"We have had conversations with like-minded companies and are open to exploring alternative solutions to the legislation as it is currently written," Starbucks spokeswoman Deb Trevino said.
A person familiar with the discussions said the other companies exploring alternatives include food seller Whole Foods Market Inc. and retailer Costco Wholesale Corp. The person spoke only on condition of anonymity because of the sensitivity of the negotiations.
The labor-friendly bill, one of the most vigorously debated in Congress this year, would take away the right of employers to demand secret-ballot elections by workers before unions could be formed. Instead, unions could gain representation if a majority of workers sign cards authorizing it.
Business groups have mobilized like never before to lobby against the bill
- also known as card check - with Congress expected to consider the measure later this summer. Word that one of the most recognizable companies in the nation is even thinking about compromise provoked a wave of outrage from opponents of the legislation.

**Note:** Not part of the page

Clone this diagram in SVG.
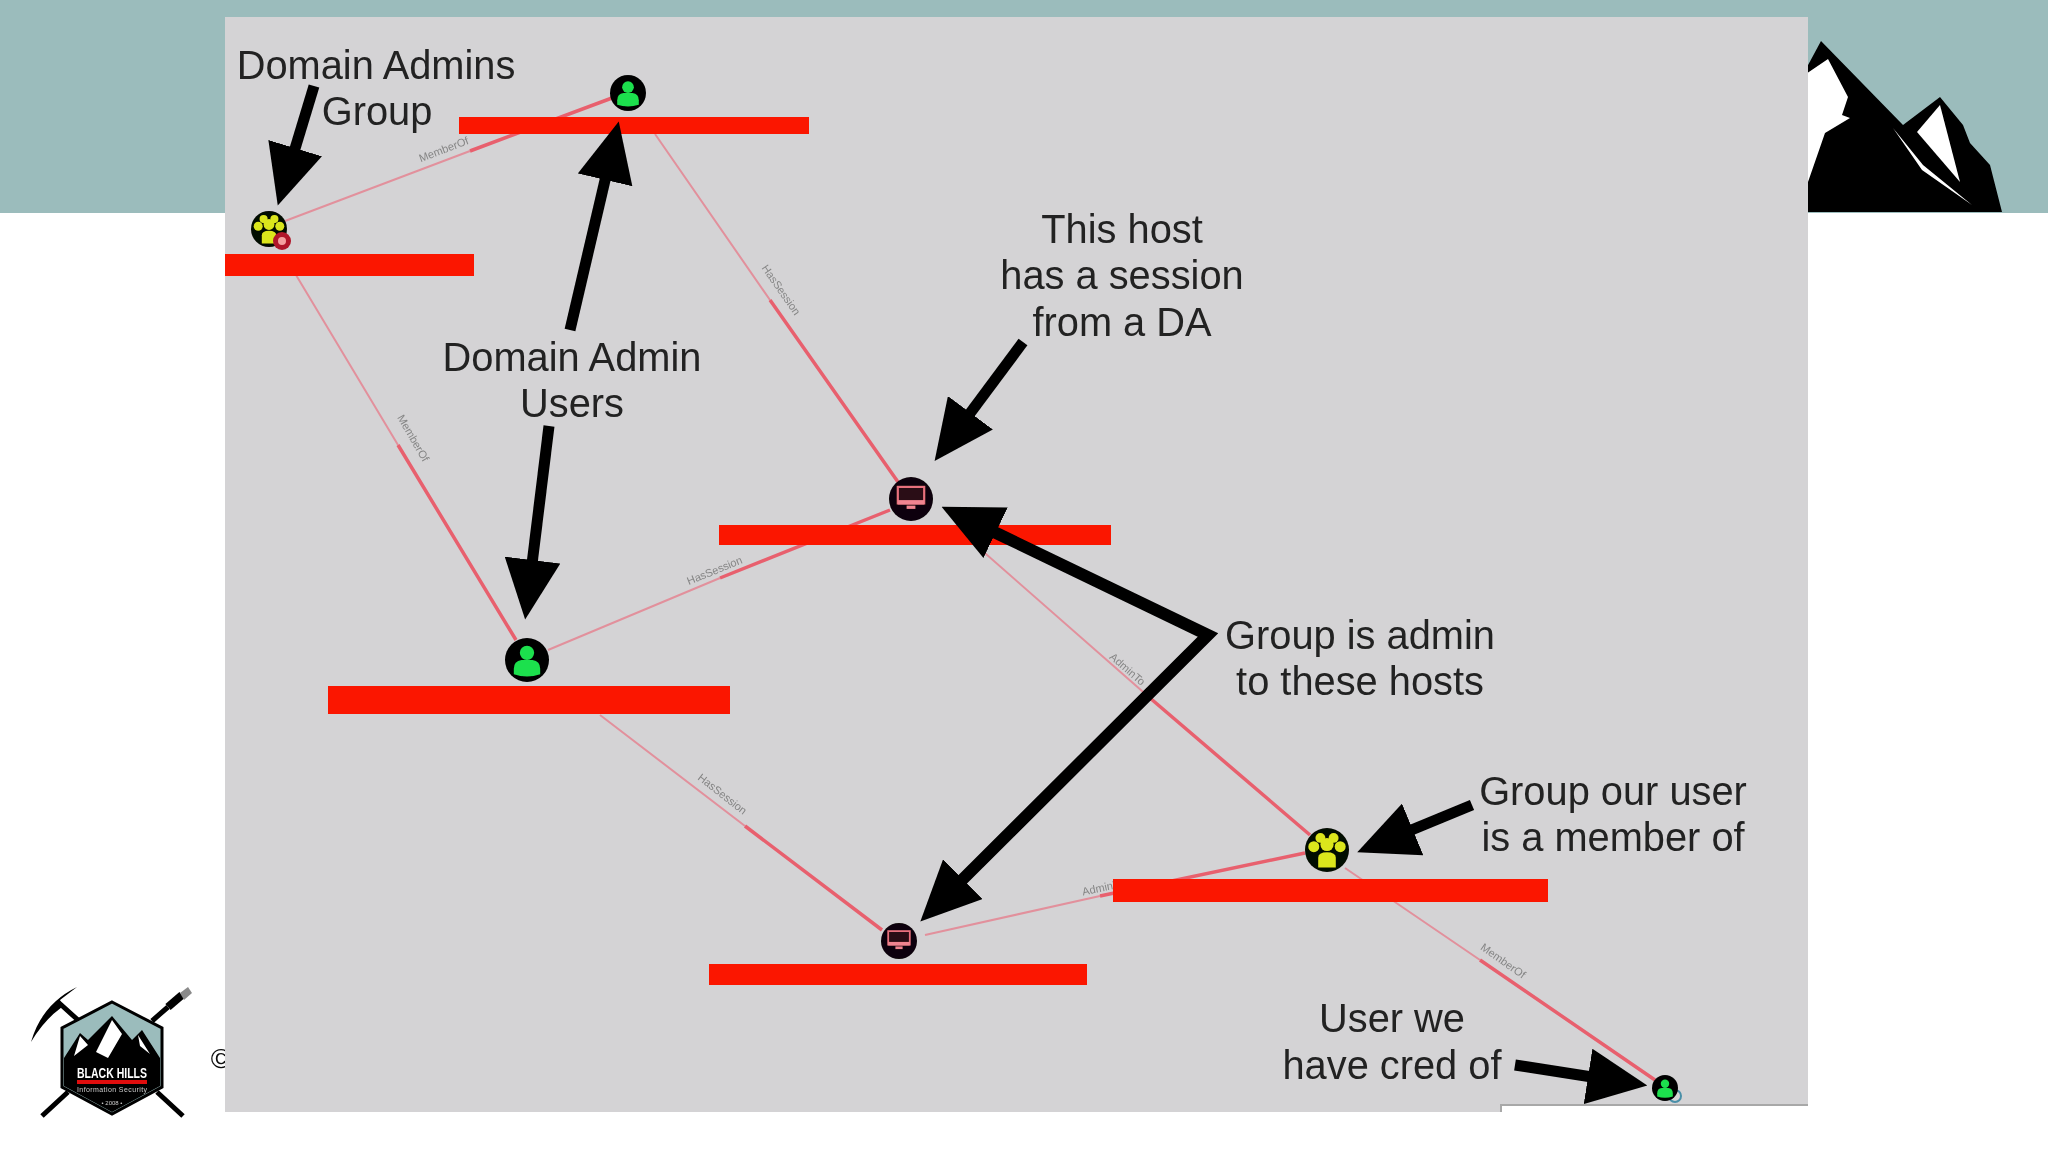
<svg xmlns="http://www.w3.org/2000/svg" xmlns:xlink="http://www.w3.org/1999/xlink" width="2048" height="1152" viewBox="0 0 2048 1152">
<style>
.lbl{font-family:"Liberation Sans",Arial,sans-serif;font-size:39.800px;fill:#242424;text-anchor:middle}
.el{font-family:"Liberation Sans",Arial,sans-serif;font-size:11px;fill:#858585;text-anchor:middle}
.bar{fill:#fb1404}
.thin{stroke:#e2909c;stroke-width:2;fill:none}
.thick{stroke:#e8606e;stroke-width:3.500;fill:none}
.arrow{stroke:#000;stroke-width:11;fill:none;marker-end:url(#head)}
.black{fill:#000}
.white{fill:#fff}
.st{stroke:#000;stroke-linecap:butt;fill:none}
</style>
<defs>
<filter id="soft" x="-5%" y="-5%" width="110%" height="110%"><feGaussianBlur stdDeviation="0.7"/></filter>
<marker id="head" viewBox="0 0 60 56" refX="4" refY="28" markerUnits="userSpaceOnUse" markerWidth="60" markerHeight="56" orient="auto-start-reverse"><path d="M0,0L60,28L0,56Z" fill="#000"/></marker>
<symbol id="user" viewBox="-20 -20 40 40" overflow="visible"><circle r="20" fill="#000"/><circle cy="-6.500" r="6.500" fill="#1fe04e"/><path d="M-12,13V8Q-12,1-5,0H5Q12,1,12,8V13Q0,17-12,13Z" fill="#1fe04e"/></symbol>
<symbol id="host" viewBox="-20 -20 40 40" overflow="visible"><circle r="20" fill="#0c0508"/><rect x="-12" y="-11" width="24" height="15" fill="#2a0d12" stroke="#e8707e" stroke-width="2"/><rect x="-12" y="1" width="24" height="4" fill="#f08490"/><rect x="-4" y="6" width="8" height="3" fill="#f08490"/></symbol>
<symbol id="group" viewBox="-20 -20 40 40" overflow="visible"><circle r="20" fill="#060800"/><g fill="#dbe61f"><circle cx="-12" cy="-3" r="5"/><circle cx="12" cy="-3" r="5"/><circle cx="-6" cy="-11" r="4.500"/><circle cx="6" cy="-11" r="4.500"/><circle cy="-5" r="6"/><path d="M-8,16V7Q-8,2,0,2T8,7V16Z"/></g></symbol>
</defs>
<rect width="2048" height="1152" fill="#fff"/>
<g filter="url(#soft)">
<rect width="2048" height="213" fill="#9bbcbc"/>
<g id="mountain">
<path class="black" d="M1800,80L1821,41L1903,125L1940,97L1963,125L1970,143L1990,165L2002,212H1800Z"/>
<path class="white" d="M1800,78L1828,59L1848,97L1842,115L1850,118L1825,133L1808,182H1800Z"/>
<path class="white" d="M1940,105L1917,132L1960,182Z"/>
<path class="white" d="M1893,128L1923,165L1972,205L1922,170Z"/>
</g>
<text x="221" y="1068" style="font-family:'Liberation Sans',Arial,sans-serif;font-size:28px;fill:#111" text-anchor="middle">©</text>
<g id="logo">
<path class="st" stroke-width="5" d="M58,1002L78,1020M68,1092L42,1116M157,1092L183,1116M152,1021L168,1007"/>
<path class="black" d="M31,1042Q42,1004,77,987L60,1000L62,1007Q44,1020,31,1042Z"/>
<path class="st" stroke-width="8" d="M168,1007L182,995"/>
<path d="M180,993L188,987L192,993L184,1000Z" fill="#8a8a8a"/>
<path d="M112,1002L162,1028V1087L112,1114L62,1087V1028Z" fill="#9bbcbc" stroke="#000" stroke-width="3"/>
<path class="black" d="M64,1058L80,1033L88,1040L112,1016L132,1040L142,1030L160,1058V1086L112,1112L64,1086Z"/>
<path class="white" d="M74,1056L80,1036L88,1045ZM96,1052L112,1020L122,1034L108,1058ZM138,1035L150,1054L140,1046Z"/>
<text x="112" y="1078" text-anchor="middle" style="font-family:'Liberation Sans',Arial,sans-serif;font-size:14px;font-weight:700;fill:#fff" textLength="70" lengthAdjust="spacingAndGlyphs">BLACK HILLS</text>
<rect x="77" y="1080" width="70" height="4" fill="#e01010"/>
<text x="112" y="1092" text-anchor="middle" style="font-family:'Liberation Sans',Arial,sans-serif;font-size:7px;fill:#ccc" textLength="70">Information Security</text>
<text x="112" y="1105" text-anchor="middle" style="font-family:'Liberation Sans',Arial,sans-serif;font-size:6px;fill:#ccc">• 2008 •</text>
</g>
<path d="M225,17H1808V1104H1501V1112H225Z" fill="#d4d3d5"/>
<path d="M1501,1112V1105H1808" fill="none" stroke="#a8a8a8" stroke-width="2"/>
<g id="connectors">
<path class="thin" d="M285,221L470,151M296,275L398,445M655,134L770,300M548,650L720,578M600,715L745,826M970,540L1150,698M925,935L1100,896M1345,868L1480,960"/>
<path class="thick" d="M470,151L612,98M398,445L516,640M770,300L898,482M720,578L890,510M745,826L882,930M1150,698L1310,835M1100,896L1305,853M1480,960L1655,1080"/>
<g id="edge-labels">
<text class="el" transform="translate(445,153) rotate(-21)">MemberOf</text>
<text class="el" transform="translate(410,440) rotate(60)">MemberOf</text>
<text class="el" transform="translate(778,292) rotate(55)">HasSession</text>
<text class="el" transform="translate(716,574) rotate(-22)">HasSession</text>
<text class="el" transform="translate(720,797) rotate(38)">HasSession</text>
<text class="el" transform="translate(1125,672) rotate(41)">AdminTo</text>
<text class="el" transform="translate(1104,891) rotate(-12)">AdminTo</text>
<text class="el" transform="translate(1501,964) rotate(35)">MemberOf</text>
</g>
</g>
<g id="bars">
<rect class="bar" x="225" y="254" width="249" height="22"/>
<rect class="bar" x="459" y="117" width="350" height="17"/>
<rect class="bar" x="719" y="525" width="392" height="20"/>
<rect class="bar" x="328" y="686" width="402" height="28"/>
<rect class="bar" x="709" y="964" width="378" height="21"/>
<rect class="bar" x="1113" y="879" width="435" height="23"/>
</g>
<g id="node-da-group"><use href="#group" x="-18" y="-18" width="36" height="36" transform="translate(269,229)"/><circle cx="282" cy="241" r="9" fill="#b0182a"/><circle cx="282" cy="241" r="4" fill="#f4a0a0"/></g>
<g id="node-user-top"><use href="#user" x="-18" y="-18" width="36" height="36" transform="translate(628,93)"/></g>
<g id="node-host-1"><use href="#host" x="-22" y="-22" width="44" height="44" transform="translate(911,499)"/></g>
<g id="node-user-2"><use href="#user" x="-22" y="-22" width="44" height="44" transform="translate(527,660)"/></g>
<g id="node-host-2"><use href="#host" x="-18" y="-18" width="36" height="36" transform="translate(899,941)"/></g>
<g id="node-group-2"><use href="#group" x="-22" y="-22" width="44" height="44" transform="translate(1327,850)"/></g>
<g id="node-user-3"><circle cx="1675" cy="1096" r="6" fill="none" stroke="#4a8fa8" stroke-width="2"/><use href="#user" x="-13" y="-13" width="26" height="26" transform="translate(1665,1088)"/></g>
<g id="arrows">
<line class="arrow" x1="314" y1="86" x2="294" y2="152"/>
<line class="arrow" x1="570" y1="330" x2="606" y2="176"/>
<line class="arrow" x1="549" y1="426" x2="532" y2="564"/>
<line class="arrow" x1="1023" y1="342" x2="968" y2="416"/>
<path d="M992,531L1208,635L960,882" stroke="#000" stroke-width="12" fill="none" stroke-linejoin="miter" marker-start="url(#head)" marker-end="url(#head)"/>
<line class="arrow" x1="1472" y1="805" x2="1409" y2="831"/>
<line class="arrow" x1="1515" y1="1065" x2="1592" y2="1077"/>
</g>
<g id="labels">
<text class="lbl" x="376" y="79">Domain Admins</text>
<text class="lbl" x="377" y="125">Group</text>
<text class="lbl" x="1122" y="243">This host</text>
<text class="lbl" x="1122" y="289">has a session</text>
<text class="lbl" x="1122" y="336">from a DA</text>
<text class="lbl" x="572" y="371">Domain Admin</text>
<text class="lbl" x="572" y="417">Users</text>
<text class="lbl" x="1360" y="649">Group is admin</text>
<text class="lbl" x="1360" y="695">to these hosts</text>
<text class="lbl" x="1613" y="805">Group our user</text>
<text class="lbl" x="1613" y="851">is a member of</text>
<text class="lbl" x="1392" y="1032">User we</text>
<text class="lbl" x="1392" y="1079">have cred of</text>
</g>
</g>
</svg>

Stefan H. Gleason, vice president of the National Right to Work Legal Defense Foundation, called Starbucks' position "totally unacceptable."
"There can be no compromise whatsoever on the card-check bill," Gleason said. "For any company to cut a deal with big labor is to support passage of card check."
Whole Foods spokeswoman Libba Letton said the companies have been talking about "finding fair alternatives" to the current bill.
The news prompted Michael Eastman, a labor law policy specialist at the U.S. Chamber of Commerce, to fire off an e-mail to supporters late Friday, assuring them it is not a sign of cracks in the business position.
"It should not be surprising that some very small number of companies, out of the hundreds of thousands concerned with EFCA, may be exploring other options," Eastman said. "However, these companies are not representative of any true division in the business community."
Eastman urged the bill's opponents "to stay on course and on message and not get distracted by talk of alternatives."